Total income dropped in January to March this year a quarterly 4% and an annual 5% to €233m while total expenses rose 9% and 7% to €107m respectively, the bank said in an emailed statement on Tuesday. The drop in revenue of the lender, which in January issued a €250m tier 2 capital bond at a 9.25% rate, was mainly on 3% quarterly decline in net interest income which fell to €156m.
The bank, which completely repaid its central bank emergency funding in January, saw its non-performing loans drop in the first quarter to €10.4bn which accounts for 51.8% of the total from €11bn in December or 54.8% respectively, Bank of Cyprus said. Loans in arrears for more than 90 days fell to €8bn from €8.3m or to 40% from 41.3%.
The bank booked a total of €118m in total provisions and impairments in the first quarter compared to €134m in the past quarter and €68m in the respective quarter of 2016, it said.
The cost to income ratio rose in January to March to 46% from 40% in October to December and 41% in the respective period last year, Bank of Cyprus said. The net interest margin shrank to 3.33%, compared to 3.37% in the fourth quarter of 2016 and 3.63% in the respective period last year.
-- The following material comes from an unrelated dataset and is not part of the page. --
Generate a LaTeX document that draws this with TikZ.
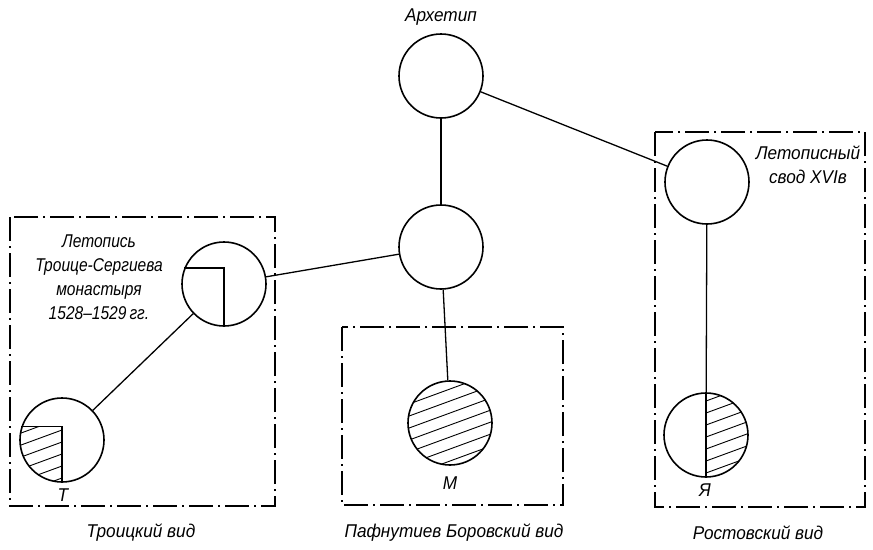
\documentclass[tikz,border=0pt]{standalone}
\usepackage{fontspec}
\setmainfont{Liberation Sans}
\newfontfamily\gostfont[FakeStretch=0.93]{Liberation Sans}
\newfontfamily\gostnarrow[FakeStretch=0.84]{Liberation Sans}
\begin{document}
\begin{tikzpicture}[x=1pt,y=-1pt,
  ms/.style={draw,circle,minimum size=84pt,inner sep=0pt,line width=1.6pt},
  link/.style={line width=1.3pt},
  hatch/.style={line width=0.9pt},
  vidbox/.style={line width=1.4pt,dash pattern=on 24pt off 5pt on 2pt off 5pt},
  lbl/.style={font=\gostfont\fontsize{18.5}{24}\selectfont\itshape,inner sep=0pt}]
\useasboundingbox (0,0) rectangle (873,549);
% boxes
\draw[vidbox] (10,217) rectangle (275,506);
\draw[vidbox] (342,327) rectangle (563,505);
\draw[vidbox] (655,132) rectangle (865,507);
% manuscripts
\node[ms] (arch) at (441,76) {};
\node[ms] (mid) at (441,247) {};
\node[ms] (svod) at (707,182) {};
\node[ms] (tr) at (224,284) {};
\node[ms] (t) at (62,440) {};
\node[ms] (m) at (450,423) {};
\node[ms] (ya) at (706,435) {};
% hatching
\begin{scope}
  \clip (m.center) circle (42pt);
  \foreach \k in {-5,...,5}
    \draw[hatch] ([shift={(-60,\k*12)}]m.center) -- ++(120,-44);
\end{scope}
\begin{scope}
  \clip (ya.center) circle (42pt);
  \clip (ya.north) rectangle (ya.east |- ya.south);
  \foreach \k in {-5,...,5}
    \draw[hatch] ([shift={(-60,\k*12)}]ya.center) -- ++(120,-44);
\end{scope}
\begin{scope}
  \clip (t.center) circle (42pt);
  \clip (t.west |- t.162) rectangle (t.south);
  \foreach \k in {-5,...,5}
    \draw[hatch] ([shift={(-60,\k*12)}]t.center) -- ++(120,-44);
\end{scope}
\draw[link] (tr.158) -- (tr.158 -| tr.south) -- (tr.south);
\draw[link] (t.162) -- (t.162 -| t.south) -- (t.south);
\draw[link] (ya.north) -- (ya.south);
% links
\draw[link] (arch) -- (mid);
\draw[link] (arch) -- (svod);
\draw[link] (mid) -- (tr);
\draw[link] (mid) -- (m);
\draw[link] (tr) -- (t);
\draw[link] (svod) -- (ya);
% labels
\node[lbl] (larch) at (441,17) {Архетип};
\node[lbl,font=\gostnarrow\fontsize{18.5}{24}\selectfont\itshape,align=center] (ltr) at (99,277) {Летопись\\Троице-Сергиева\\монастыря\\1528–1529\,гг.};
\node[lbl,align=center] (lsvod) at (808,165) {Летописный\\свод XVIв};
\node[lbl] (lt) at (63,495) {Т};
\node[lbl] (lm) at (450,483) {М};
\node[lbl] (lya) at (705,490) {Я};
\node[lbl] (vtr) at (141,533) {Троицкий вид};
\node[lbl] (vm) at (454,533) {Пафнутиев Боровский вид};
\node[lbl] (vya) at (758,533) {Ростовский вид};
\end{tikzpicture}
\end{document}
Both net loans and customer deposits rosemarginally to €15.7m and €16.3m at the end of March compared to December, the bank said. The transitional common equity tier 1 (CET1) ratio dropped marginally to 14.4% in the first quarter compared to the one before while the fully loaded CET1 ratio rose marginally to 14%. Total equity stood at €3.1bn at the end of March.